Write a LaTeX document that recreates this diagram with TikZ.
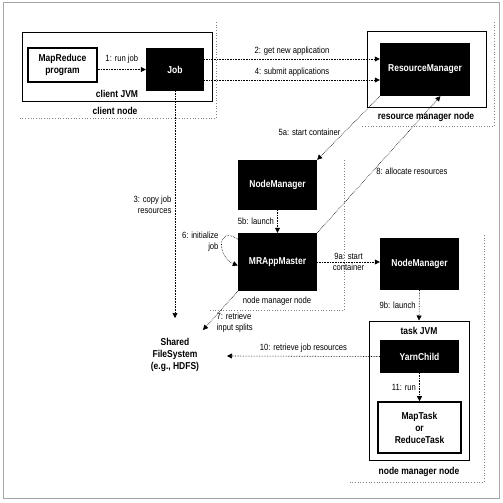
\documentclass[tikz,border=0pt]{standalone}
\usepackage{fontspec}
\setmainfont{Liberation Sans}[FakeStretch=0.85]
\usetikzlibrary{arrows.meta}

\begin{document}
\begin{tikzpicture}[x=1pt, y=-1pt, every node/.style={font=\fontsize{9}{11}\selectfont}, >={Triangle[length=5pt,width=5pt]},
	blk/.style={fill=black, text=white, font=\fontsize{10}{12}\selectfont\bfseries, inner sep=0pt, align=center},
	bx/.style={draw, line width=1pt, inner sep=0pt, align=center, font=\fontsize{10}{12}\selectfont\bfseries},
	hd/.style={font=\fontsize{10}{12}\selectfont\bfseries, align=center},
	flow/.style={->, densely dotted, line width=0.6pt},
	nodeline/.style={gray, dotted, line width=0.7pt}]
	\useasboundingbox (0,0) rectangle (503,503);
	\draw[gray!70, line width=1pt] (3,3) rectangle (499,498);
	% node boundaries
	\draw[nodeline] (216,22) -- (216,118) -- (20,118);
	\draw[nodeline] (494,22) -- (494,126) -- (362,126);
	\draw[nodeline] (344,160) -- (344,310) -- (208,310);
	\draw[nodeline] (484,235) -- (484,482) -- (350,482);
	% client node
	\node[bx, minimum width=190pt, minimum height=68pt] (cjvm) at (117,67) {};
	\node[bx, line width=1.6pt, minimum width=69pt, minimum height=34pt] (mr) at (62.5,65) {MapReduce\\program};
	\node[blk, minimum width=58pt, minimum height=43pt] (job) at (175,69.5) {Job};
	\node[hd] (cjvmlbl) at (117,94) {client JVM};
	\node[hd] (cnlbl) at (115,111) {client node};
	% resource manager node
	\node[bx, minimum width=119pt, minimum height=75pt] (rmbox) at (426.5,69.5) {};
	\node[blk, minimum width=90pt, minimum height=53pt] (rm) at (425,69.5) {ResourceManager};
	\node[hd] (rmlbl) at (426,117) {resource manager node};
	% node manager nodes
	\node[blk, minimum width=79pt, minimum height=50pt] (nm1) at (277.5,185) {NodeManager};
	\node[blk, minimum width=79pt, minimum height=58pt] (mram) at (277.5,262) {MRAppMaster};
	\node (nmlbl1) at (277,301) {node manager node};
	\node[blk, minimum width=79pt, minimum height=52pt] (nm2) at (419.5,264) {NodeManager};
	\node[bx, minimum width=100pt, minimum height=139pt] (tjvm) at (419,390.5) {};
	\node[hd] (tjvmlbl) at (419,331) {task JVM};
	\node[blk, minimum width=79pt, minimum height=33pt] (yc) at (419.5,356.5) {YarnChild};
	\node[bx, line width=1.6pt, minimum width=83pt, minimum height=51pt] (task) at (419.5,427.5) {MapTask\\or\\ReduceTask};
	\node[hd] (nmlbl2) at (419,472) {node manager node};
	% shared file system
	\node[hd] (fs) at (175,355) {Shared\\FileSystem\\(e.g., HDFS)};
	\coordinate (fs3) at (175,318);
	\coordinate (fs7) at (203,330);
	\coordinate (fs10) at (227,356);
	% steps
	\draw[flow] (job.west -| mr.east) -- (job.west) node[midway, above, yshift=2pt] {1: run job};
	\draw[flow] ([yshift=10.5pt]job.east) -- ([yshift=10.5pt]rm.west) node[midway, above] {2: get new application};
	\draw[flow] (job.south) -- (fs3) node[midway, left, align=right] {3: copy job\\resources};
	\draw[flow] ([yshift=-10.5pt]job.east) -- ([yshift=-10.5pt]rm.west) node[midway, above] {4: submit applications};
	\draw[flow] (rm.south west) -- (nm1.north east) node[pos=0.57, left] {5a: start container};
	\draw[flow] (nm1.south) -- (mram.north) node[midway, left] {5b: launch};
	\draw[flow] (mram.150) .. controls +(-22,-14) and +(-20,-8) .. (mram.185) node[pos=0.45, anchor=east, align=right] {6: initialize\\job};
	\draw[flow] (mram.south west) -- (fs7) node[pos=0.8, anchor=west, xshift=3pt, align=left] {7: retrieve\\input splits};
	\draw[flow] (mram.north east) -- (rm.-60) node[pos=0.45, right] {8: allocate resources};
	\draw[flow] (mram.east) -- (mram.east -| nm2.west) node[midway, align=center] {9a: start\\container};
	\draw[flow] (nm2.south) -- (tjvm.north) node[midway, left] {9b: launch};
	\draw[flow] (yc.west) -- (fs10) node[midway, above] {10: retrieve job resources};
	\draw[flow] (yc.south) -- (task.north) node[midway, left] {11: run};
\end{tikzpicture}
\end{document}
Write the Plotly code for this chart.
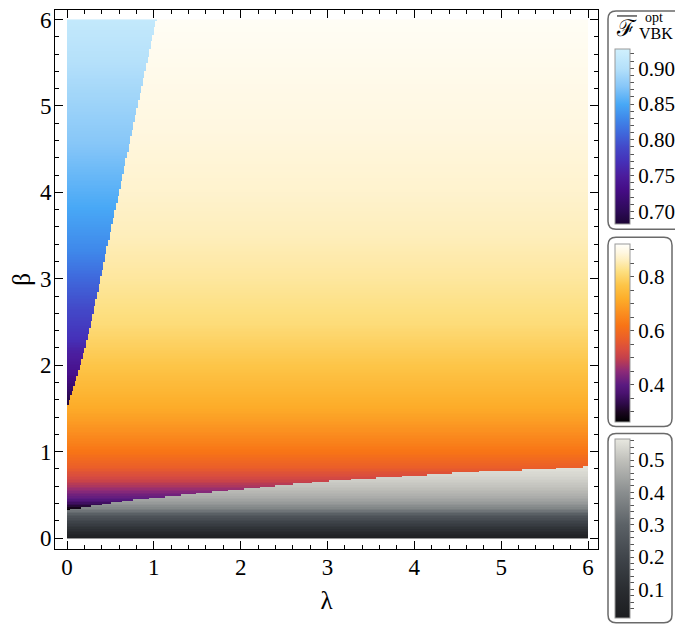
import numpy as np
import plotly.graph_objects as go

# boundary of the upper-left (blue) region: lambda reached at each beta
blue_edge_beta = [1.52, 1.78, 2.17, 2.55, 3.0, 3.5, 4.0, 4.55, 5.31, 6.0]
blue_edge_lam = [0.0, 0.09, 0.20, 0.29, 0.385, 0.49, 0.60, 0.715, 0.88, 1.03]

# boundary of the bottom (gray) region: beta reached at each lambda
gray_edge_lam = [0.0, 0.71, 1.51, 2.30, 3.09, 3.89, 4.68, 5.47, 6.0]
gray_edge_beta = [0.33, 0.44, 0.52, 0.60, 0.67, 0.72, 0.77, 0.80, 0.83]

# fidelity profiles along beta
beta_blue = [1.52, 1.56, 1.71, 1.90, 2.17, 2.30, 2.55, 3.0, 3.32, 3.82, 4.55, 5.31, 6.0]
f_blue = [0.685, 0.69, 0.71, 0.735, 0.755, 0.77, 0.785, 0.81, 0.83, 0.85, 0.875, 0.895, 0.915]

beta_mid = [0.30, 0.34, 0.38, 0.46, 0.55, 0.67, 0.82, 1.0, 1.24, 1.5, 2.0, 2.5, 3.0, 3.5, 4.0, 5.0, 6.0]
f_mid = [0.265, 0.27, 0.33, 0.40, 0.45, 0.51, 0.57, 0.62, 0.67, 0.715, 0.77, 0.815, 0.84, 0.86, 0.875, 0.895, 0.915]

beta_gray = [0.0, 0.05, 0.1, 0.15, 0.2, 0.25, 0.3, 0.35, 0.4, 0.5, 0.6, 0.7, 0.8, 0.86]
f_gray = [0.02, 0.06, 0.11, 0.16, 0.20, 0.25, 0.32, 0.38, 0.42, 0.47, 0.505, 0.53, 0.55, 0.56]

x_ticks = [0, 1, 2, 3, 4, 5, 6]
y_ticks = [0, 1, 2, 3, 4, 5, 6]

cb_blue_major = [0.70, 0.75, 0.80, 0.85, 0.90]
cb_mid_major = [0.4, 0.6, 0.8]
cb_gray_major = [0.1, 0.2, 0.3, 0.4, 0.5]

BLUE_SCALE = [
    (0.683, "#1c0535"), (0.70, "#2c0a55"), (0.73, "#450c85"), (0.75, "#4b1c9c"),
    (0.77, "#4530b8"), (0.79, "#4348c8"), (0.81, "#3f68dc"), (0.83, "#3f88ea"),
    (0.85, "#48a8f6"), (0.875, "#86c6f8"), (0.90, "#b4e0fa"), (0.9275, "#d0f0fd"),
]
SUNSET_SCALE = [
    (0.263, "#000000"), (0.30, "#1a0620"), (0.33, "#2e0a48"), (0.37, "#4a1270"),
    (0.40, "#5a1a80"), (0.45, "#8c2a78"), (0.50, "#c4404c"), (0.53, "#d84c40"),
    (0.57, "#ea5e2a"), (0.62, "#f87416"), (0.67, "#fb9020"), (0.72, "#fdae2a"),
    (0.77, "#fdc548"), (0.82, "#fddf80"), (0.86, "#feeebb"), (0.89, "#fff7e0"),
    (0.922, "#fffffb"),
]
GRAY_SCALE = [
    (0.011, "#1c1d20"), (0.1, "#2a2d31"), (0.2, "#40454b"), (0.3, "#5c6267"),
    (0.4, "#8a8e8f"), (0.5, "#c0c0bb"), (0.565, "#e8e8e0"),
]


def norm_scale(stops):
    lo, hi = stops[0][0], stops[-1][0]
    return [[(v - lo) / (hi - lo), c] for v, c in stops], lo, hi


# the page body has an 8px margin, so positions below are screen pixels
OFF = 8
PL, PR, PT, PB = 55, 598, OFF, 549
W, H = PR - PL, PB - PT


def px_x(px):
    return (px - PL) / W


def px_y(py):
    return (PB - py) / H


def rounded_box(x0, y0, x1, y1, r=8):
    a, b, c, d = px_x(x0), px_y(y0), px_x(x1), px_y(y1)
    rx, ry = r / W, r / H
    return (
        f"M{a + rx},{b} L{c - rx},{b} Q{c},{b} {c},{b - ry} "
        f"L{c},{d + ry} Q{c},{d} {c - rx},{d} L{a + rx},{d} "
        f"Q{a},{d} {a},{d + ry} L{a},{b - ry} Q{a},{b} {a + rx},{b} Z"
    )


n = 330
lam = (np.arange(n) + 0.5) * 6 / n
beta = (np.arange(n) + 0.5) * 6 / n
L, B = np.meshgrid(lam, beta)
low_edge = np.interp(lam, gray_edge_lam, gray_edge_beta)[None, :]
blue_edge = np.interp(beta, blue_edge_beta, blue_edge_lam)[:, None]
in_gray = B < low_edge
in_blue = (B >= blue_edge_beta[0]) & (L < blue_edge)
in_mid = ~in_gray & ~in_blue

z_blue = np.round(np.where(in_blue, np.interp(B, beta_blue, f_blue), np.nan), 4)
z_mid = np.round(np.where(in_mid, np.interp(B, beta_mid, f_mid), np.nan), 4)
z_gray = np.round(np.where(in_gray, np.interp(B, beta_gray, f_gray), np.nan), 4)

SERIF = "Liberation Serif"


def ticks_for(major, step, fmt):
    lo, hi = major[0] - 3 * step, major[-1] + 3 * step
    vals, texts = [], []
    for k in range(int(round(lo / step)), int(round(hi / step)) + 1):
        v = round(k * step, 4)
        vals.append(v)
        texts.append(fmt.format(v) if any(abs(v - m) < 1e-9 for m in major) else "")
    return dict(tickvals=vals, ticktext=texts)


def colorbar(y_top, y_bot, major, minor_step, fmt):
    return dict(
        thickness=15,
        len=y_bot - y_top,
        lenmode="pixels",
        x=px_x(615),
        xanchor="left",
        xpad=0,
        y=px_y((y_top + y_bot) / 2),
        yanchor="middle",
        ypad=0,
        outlinewidth=1,
        outlinecolor="#9a9a9a",
        ticks="outside",
        ticklen=4,
        tickcolor="#555555",
        tickfont=dict(family=SERIF, size=21, color="black"),
        tickmode="array",
        **ticks_for(major, minor_step, fmt),
    )


fig = go.Figure()
for z, stops, cb in [
    (z_gray, GRAY_SCALE, colorbar(439, 618, cb_gray_major, 0.02, "{:.1f}")),
    (z_mid, SUNSET_SCALE, colorbar(243, 421, cb_mid_major, 0.05, "{:.1f}")),
    (z_blue, BLUE_SCALE, colorbar(47, 222, cb_blue_major, 0.01, "{:.2f}")),
]:
    cs, lo, hi = norm_scale(stops)
    fig.add_trace(
        go.Heatmap(
            x=lam, y=beta, z=z, colorscale=cs, zmin=lo, zmax=hi,
            colorbar=cb, hoverinfo="skip",
        )
    )

axis_common = dict(
    showline=True, linecolor="black", linewidth=1, mirror="allticks",
    ticks="inside", ticklen=8, tickwidth=1, tickcolor="black",
    minor=dict(dtick=0.2, ticklen=4, tickcolor="black", ticks="inside"),
    showgrid=False, zeroline=False, tickmode="array", ticklabeloverflow="allow",
    tickfont=dict(family=SERIF, size=23, color="black"),
    title_font=dict(family=SERIF, size=25, color="black"),
)
# beta = 6 sits at screen y 17.5, lambda = 0 at screen x 67
fig.update_xaxes(
    range=[-(67 - PL) / 86.8, 6 + (PR - 588) / 86.8], tickvals=x_ticks,
    title_text="λ", title_standoff=12, ticklabelstandoff=-3, **axis_common,
)
fig.update_yaxes(
    range=[-(PB - 538) / 86.8, 6 + (17.5 - PT) / 86.8], tickvals=y_ticks,
    title_text="β", title_standoff=8, ticklabelstandoff=-2, **axis_common,
)

box_line = dict(color="#6a6a6a", width=1.5)
shapes = [
    dict(type="path", path=rounded_box(608, 9, 682, 228), xref="paper", yref="paper", line=box_line),
    dict(type="path", path=rounded_box(608, 236, 672, 426), xref="paper", yref="paper", line=box_line),
    dict(type="path", path=rounded_box(608, 433, 672, 623), xref="paper", yref="paper", line=box_line),
    dict(type="line", x0=px_x(617), x1=px_x(637), y0=px_y(14), y1=px_y(14),
         xref="paper", yref="paper", line=dict(color="black", width=1)),
]

ann_common = dict(xref="paper", yref="paper", showarrow=False, xanchor="center", yanchor="middle")
annotations = [
    dict(text="ℱ", x=px_x(626), y=px_y(27), font=dict(family=SERIF, size=23, color="black"), **ann_common),
    dict(text="opt", x=px_x(654), y=px_y(16), font=dict(family=SERIF, size=14, color="black"), **ann_common),
    dict(text="VBK", x=px_x(656), y=px_y(32), font=dict(family=SERIF, size=16, color="black"), **ann_common),
]

fig.update_layout(
    width=683, height=627,
    margin=dict(l=PL - OFF, r=683 - (PR - OFF), t=PT - OFF, b=627 - (PB - OFF)),
    paper_bgcolor="white", plot_bgcolor="white",
    shapes=shapes, annotations=annotations, showlegend=False,
)
fig.write_html("out.html")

══════════════════════════════

- [Exercise brief] Up in the listing, locate the line with "Write the Plotly code for this chart."; print it and every line after it down to the line with "0.77, 0.80, 0.83]", which is included too. Skip the pictures.

- [Expected output]
Write the Plotly code for this chart.
import numpy as np
import plotly.graph_objects as go

# boundary of the upper-left (blue) region: lambda reached at each beta
blue_edge_beta = [1.52, 1.78, 2.17, 2.55, 3.0, 3.5, 4.0, 4.55, 5.31, 6.0]
blue_edge_lam = [0.0, 0.09, 0.20, 0.29, 0.385, 0.49, 0.60, 0.715, 0.88, 1.03]

# boundary of the bottom (gray) region: beta reached at each lambda
gray_edge_lam = [0.0, 0.71, 1.51, 2.30, 3.09, 3.89, 4.68, 5.47, 6.0]
gray_edge_beta = [0.33, 0.44, 0.52, 0.60, 0.67, 0.72, 0.77, 0.80, 0.83]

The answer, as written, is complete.